= Boy in the Twilight =

1999 short story collection by Yu Hua

Boy in the Twilight: Stories of the Hidden China is a collection of thirteen short stories written by Yu Hua in the mid-1990s, and published in 1999. The English version, translated by Allan H. Barr, was published in 2014 by Pantheon. This was the sixth work of his that was translated into English. Barr teaches Chinese at Pomona College.

Publishers Weekly stated that the subtitle of the book likely refers to ordinary Chinese people, particularly "unimportant people" and how they think about their circumstances after events of varying dramatic weight occur. Drew Calvert of the Boston Review stated that the focus on ordinary people differs from some novels of Yu Hua focusing on "larger-than-life" and satirizing China that had been previously translated into English.
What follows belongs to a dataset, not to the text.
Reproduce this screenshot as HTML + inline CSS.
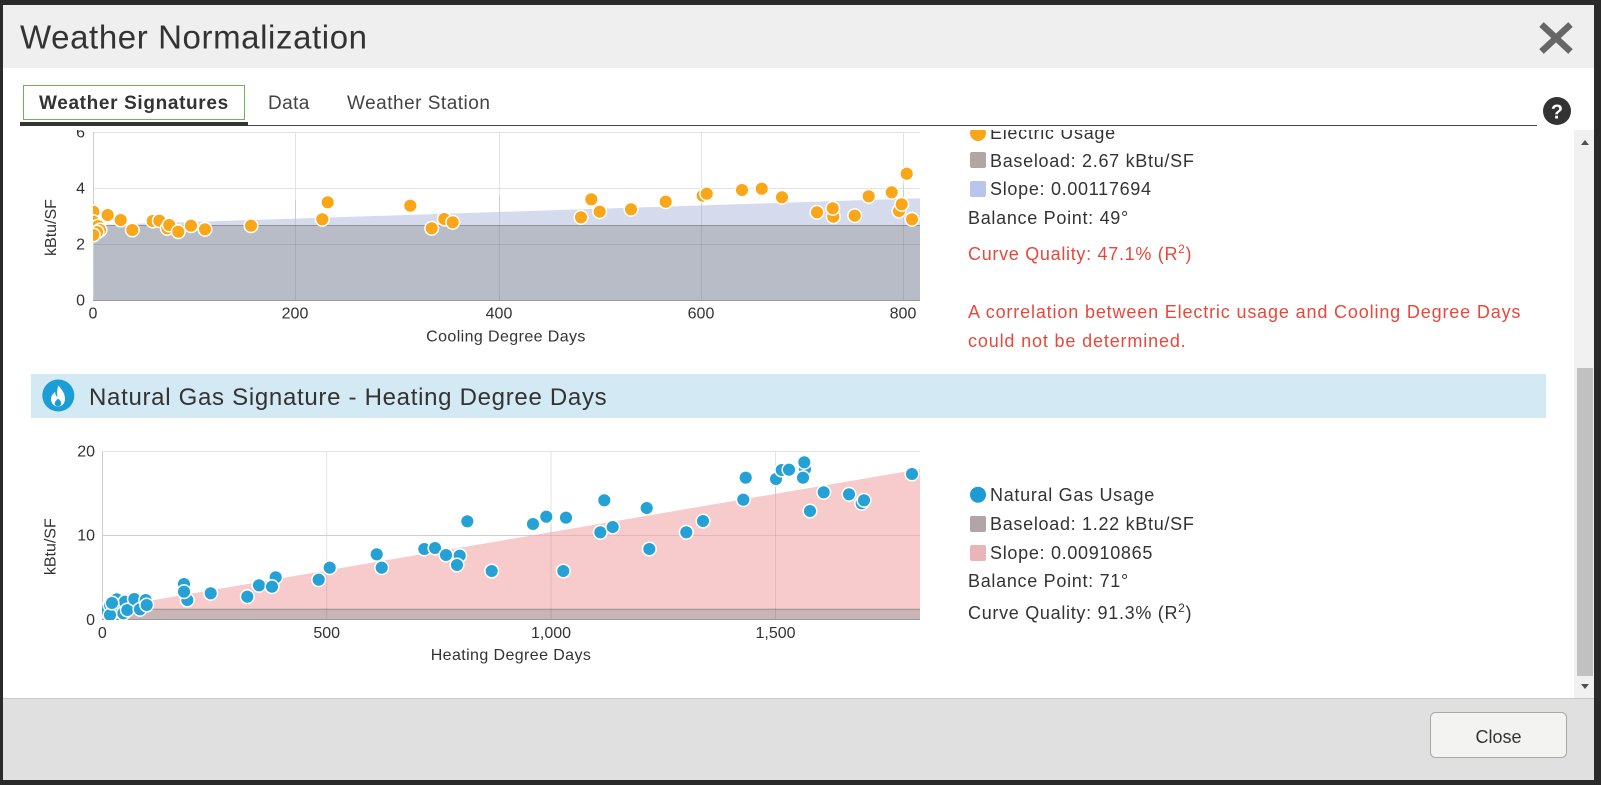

Most of the main characters are male. Aerled Doyle of That's Shanghai stated that even though there was "darkness" present, the book was "not depressing".

Kirkus Reviews stated that the stories were "spare and minimalist" and had "disquieting tension" due to ample amounts of "violence and mistrust". Jonathan Liebson of Time Out New York stated that many of the stories have "the small, subtle gestures of his characters".

==Contents==
In "Why There Was No Music", a man named Horsie visits his friend Guo Bin and borrows some videotapes from him. Horsie finds on one tape that his wife, Lü Yuan, had sex with Guo Bin. During the story, Lü Yuan is not in the city.

==Reception==
Amy Russel of the South China Morning Post ranked the book 4.5 out of 5 stars.

Publishers Weekly ranked it as a "PW Pick".

Kirkus Reviews gave a positive review, stating that they were "quite well-composed".

Doyle stated that "This is another fine book from a writer China is lucky to have, and another book that is going to pass the test of time." He stated it was a "pleasure to read".